1.14. Thread Safety#

1.14.1. Client Thread Safety#

  • Constructor and destructor are not thread safe. Create and destroy from a single thread.

  • Memory registration is not thread safe for the same buffer. Synchronize if multiple threads register or deregister the same memory.

  • I O operations are thread safe for different buffers. Multiple threads can call cuObjGet() and cuObjPut() concurrently with different registered buffers.

  • Callbacks may be invoked from different threads than the caller. Synchronize access to shared resources within callbacks.

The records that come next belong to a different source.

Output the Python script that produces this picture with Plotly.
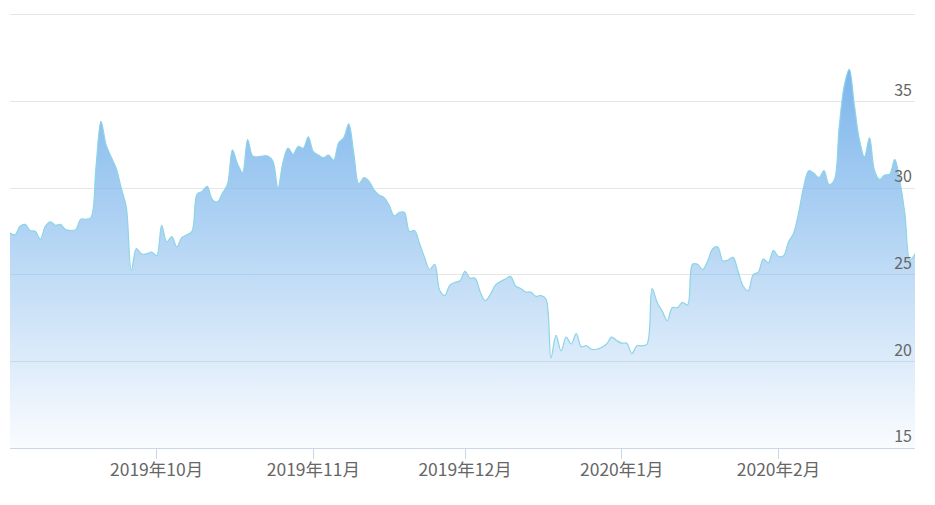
import pandas as pd
import plotly.graph_objects as go

start_date = "2019-09-02"
values = [
    27.4, 27.3, 27.8, 27.9, 27.55, 27.5, 27.05, 27.8, 28.05, 27.85,
    27.9, 27.6, 27.55, 27.6, 28.2, 28.2, 28.3, 31.2, 33.85, 32.5,
    31.8, 31.15, 30.0, 28.9, 25.25, 26.5, 26.2, 26.2, 26.3, 26.1,
    27.85, 26.9, 27.2, 26.6, 27.15, 27.3, 27.5, 29.65, 29.8, 30.1,
    29.35, 29.2, 29.7, 30.2, 32.2, 31.4, 30.9, 32.8, 31.85, 31.8,
    31.85, 31.85, 31.55, 30.0, 31.5, 32.3, 31.95, 32.4, 32.3, 32.95,
    32.1, 31.9, 31.75, 31.9, 31.6, 32.6, 32.9, 33.7, 32.0, 30.25,
    30.6, 30.4, 29.9, 29.6, 29.45, 29.0, 28.4, 28.6, 28.6, 27.5,
    27.55, 26.8, 26.0, 25.3, 25.6, 24.1, 23.8, 24.4, 24.55, 24.65,
    25.2, 24.8, 24.8, 24.0, 23.5, 23.85, 24.4, 24.6, 24.75, 24.9,
    24.35, 24.2, 24.0, 24.0, 23.75, 23.8, 23.6, 20.2, 21.5, 20.6,
    21.4, 21.0, 21.6, 20.85, 20.9, 20.7, 20.7, 20.8, 21.0, 21.4,
    21.2, 21.05, 21.05, 20.45, 20.9, 20.9, 21.0, 24.2, 23.4, 22.9,
    22.35, 23.1, 23.1, 23.4, 23.25, 25.6, 25.6, 25.3, 25.8, 26.5,
    26.6, 25.8, 25.85, 26.0, 25.2, 24.35, 24.07, 25.0, 25.15, 25.9,
    25.7, 26.4, 26.05, 26.1, 26.9, 27.4, 28.6, 30.1, 31.0, 30.85,
    30.6, 31.0, 30.2, 30.45, 33.5, 35.9, 36.85, 34.8, 32.8, 31.8,
    32.9, 31.0, 30.5, 30.75, 30.8, 31.65, 30.4, 28.5, 25.85, 26.2,
]
dates = pd.date_range(start_date, periods=len(values), freq="D")

y_min, y_max, y_step = 15, 40, 5

fig = go.Figure()
fig.add_trace(go.Scatter(
    x=dates, y=values,
    mode="lines",
    line=dict(color="#8dd4e6", width=1.2, shape="spline", smoothing=1.0),
    fill="tozeroy",
    fillgradient=dict(
        type="vertical",
        start=y_min, stop=max(values),
        colorscale=[[0, "rgba(124,181,236,0.04)"], [1, "rgba(124,181,236,1)"]],
    ),
    hoverinfo="skip",
    showlegend=False,
))

# page body has an 8px default margin, so the figure is offset by 8px
fig.update_layout(
    width=919, height=489,
    margin=dict(l=2, r=12, t=5, b=49),
    paper_bgcolor="white", plot_bgcolor="white",
    font=dict(family="Noto Sans CJK SC, Noto Sans, sans-serif", color="#666666"),
    xaxis=dict(
        range=[dates[0], dates[-1]],
        dtick="M1", tick0="2019-09-01",
        tickformat="%Y年%-m月",
        showgrid=False, zeroline=False,
        showline=True, linecolor="#ccd6eb", linewidth=1,
        ticks="outside", ticklen=10, tickcolor="#ccd6eb", tickwidth=1,
        tickfont=dict(size=17.5, color="#666666"),
        ticklabelstandoff=-4,
    ),
    yaxis=dict(
        range=[y_min, y_max + 0.1], tickvals=list(range(y_min, y_max + 1, y_step)),
        side="right", ticklabelposition="inside top",
        showgrid=True, gridcolor="#e6e6e6", gridwidth=1,
        zeroline=False, showline=False, ticks="",
        tickfont=dict(size=16, color="#666666"),
    ),
)

fig.write_html("out.html")
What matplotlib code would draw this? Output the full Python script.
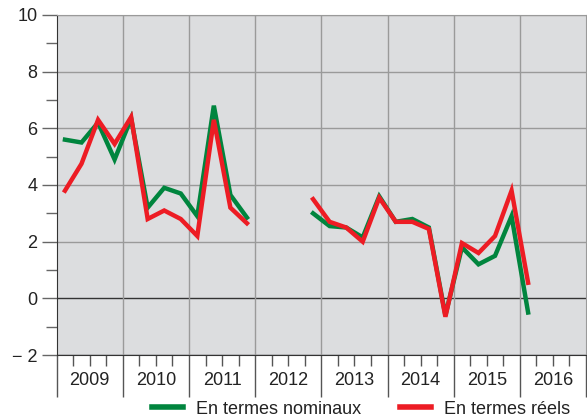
import numpy as np
import matplotlib
matplotlib.use('Agg')
import matplotlib.pyplot as plt
import matplotlib.transforms as mtransforms

plt.rcParams['font.family'] = ['Liberation Sans', 'DejaVu Sans']

years = ['2009', '2010', '2011', '2012', '2013', '2014', '2015', '2016']
nan = np.nan
# quarterly values, 2009 Q1 .. 2016 Q1
nominal = [5.6, 5.5, 6.2, 4.9,
           6.35, 3.2, 3.9, 3.7,
           2.9, 6.8, 3.65, 2.85,
           nan, nan, nan, 3.0,
           2.55, 2.5, 2.15, 3.6,
           2.7, 2.8, 2.5, -0.6,
           1.8, 1.2, 1.5, 2.9,
           -0.5]
real = [3.8, 4.75, 6.3, 5.45,
        6.4, 2.8, 3.1, 2.8,
        2.2, 6.3, 3.2, 2.65,
        nan, nan, nan, 3.5,
        2.7, 2.5, 2.0, 3.55,
        2.7, 2.7, 2.45, -0.65,
        1.95, 1.6, 2.2, 3.8,
        0.55]
labels = ['En termes nominaux', 'En termes réels']

bg = '#dcdddf'
grid = '#9a9a9a'
dark = '#333333'

fig = plt.figure(figsize=(5.87, 4.18), dpi=100)
ax = fig.add_axes([56.7/587, 63/418, (586-56.7)/587, 340/418])
ax.set_facecolor(bg)

nq = 4*len(years)
x = np.arange(len(nominal)) + 0.5
ax.plot(x, nominal, color='#00853e', lw=3.2, label=labels[0], solid_joinstyle='miter')
ax.plot(x, real, color='#ed1c24', lw=3.2, label=labels[1], solid_joinstyle='miter')

ax.set_xlim(0, nq)
ax.set_ylim(-2, 10)

# y axis
ax.set_yticks(np.arange(-2, 11, 2))
ax.set_yticklabels(['\u2212 2', '0', '2', '4', '6', '8', '10'])
ax.set_yticks(np.arange(-1, 10, 2), minor=True)
ax.tick_params(axis='y', which='major', length=11, width=1, color='#666666',
               labelsize=13, pad=3, labelcolor='#222222')
ax.tick_params(axis='y', which='minor', length=8, width=1, color='#666666')
for yv in np.arange(-2, 11, 2):
    ax.axhline(yv, color=dark if yv in (-2, 0) else grid, lw=1, zorder=1)

# x axis: year boundaries long ticks, quarter ticks short
ax.set_xticks(np.arange(0, nq + 1, 4))
ax.set_xticklabels([])
ax.set_xticks([q for q in range(nq) if q % 4], minor=True)
ax.tick_params(axis='x', which='major', length=30, width=1, color='#555555')
ax.tick_params(axis='x', which='minor', length=8, width=1, color='#555555')
for xv in np.arange(4, nq, 4):
    ax.axvline(xv, color=grid, lw=1, zorder=1)

trans = mtransforms.blended_transform_factory(ax.transData, ax.transAxes)
for i, yr in enumerate(years):
    ax.text(4*i + 2, -0.075, yr, transform=trans, ha='center', va='center',
            fontsize=13, color='#222222')

for s in ['top', 'right']:
    ax.spines[s].set_color(grid)
ax.spines['left'].set_color(dark)
ax.spines['bottom'].set_color(dark)

fig.legend(loc='center', bbox_to_anchor=(0.615, 0.021), ncol=2, frameon=False,
           fontsize=13, handlelength=1.7, columnspacing=2.2, handletextpad=0.7,
           labelcolor='#222222', borderpad=0)
for line in fig.legends[0].get_lines():
    line.set_linewidth(4)

fig.savefig('out.png', dpi=100)
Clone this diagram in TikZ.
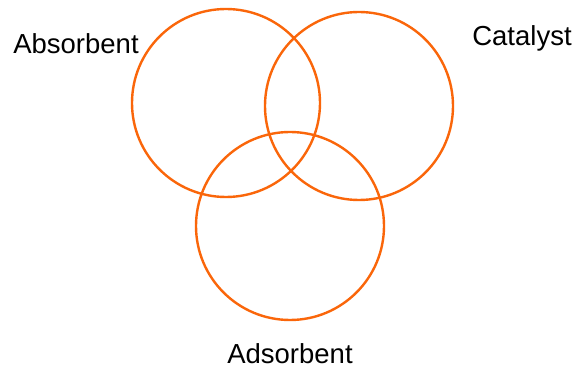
\documentclass[tikz,border=0pt]{standalone}
\usepackage{fontspec}
\setmainfont{Liberation Sans}
\definecolor{vorange}{RGB}{250,102,10}
\begin{document}
\begin{tikzpicture}[x=1pt,y=-1pt,
  ring/.style={draw=vorange,line width=2.4pt,circle,minimum size=188pt,inner sep=0pt},
  lbl/.style={font=\fontsize{27.5}{31}\selectfont,text=black,inner sep=0pt}]
\useasboundingbox (0,0) rectangle (574,366);
\node[ring] (absorb) at (226,103) {};
\node[ring] (cat) at (359,106) {};
\node[ring] (adsorb) at (290,226) {};
\node[lbl] (labsorb) at (76,44) {Absorbent};
\node[lbl] (lcat) at (522,38) {Catalyst};
\node[lbl] (ladsorb) at (290,354) {Adsorbent};
\end{tikzpicture}
\end{document}
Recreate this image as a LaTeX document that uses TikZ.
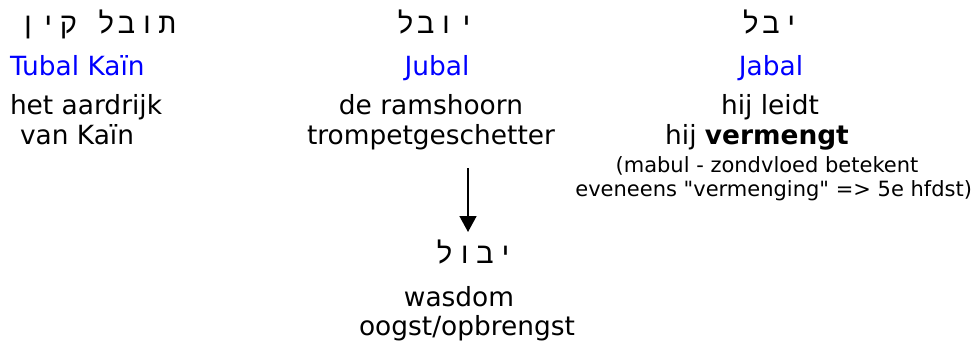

  • Each callback invocation is serialized for a single I O operation.

  • Static methods are thread safe with internal synchronization (getCtx, getMemoryType, telemetry methods).

1.14.2. Synchronization Guidelines#

// SAFE: Multiple threads with different buffers
void* buffer1 = malloc(1024);
void* buffer2 = malloc(1024);
client.cuMemObjGetDescriptor(buffer1, 1024);
client.cuMemObjGetDescriptor(buffer2, 1024);

std::thread t1([&]() { client.cuObjGet(&ctx1, buffer1, 1024); });
std::thread t2([&]() { client.cuObjGet(&ctx2, buffer2, 1024); });

// UNSAFE: Multiple threads accessing same buffer
// Add external synchronization
std::mutex buffer_mutex;
std::thread t3([&]() {
    std::lock_guard<std::mutex> lock(buffer_mutex);
    client.cuObjGet(&ctx, buffer1, 512);
});

1.15. Best Practices#

  • Memory alignment: While not strictly required, page aligned buffers (4 KB) provide optimal performance.

  • RDMA capability: Not all memory types support RDMA. Device memory requires GPUDirect RDMA support.

  • Error recovery: If callbacks return -1, the I O operation fails immediately and returns an error.

  • Context lifetime: User context passed to cuObjGet and cuObjPut must remain valid until the operation completes.

  • Descriptor lifetime: RDMA descriptors are only valid during the callback invocation.

  • Connection status: Check isConnected() after construction to ensure the client initialized successfully.

  • Cleanup order: Deregister memory before freeing buffers.

  • Callback performance: Keep callbacks fast and avoid heavy processing.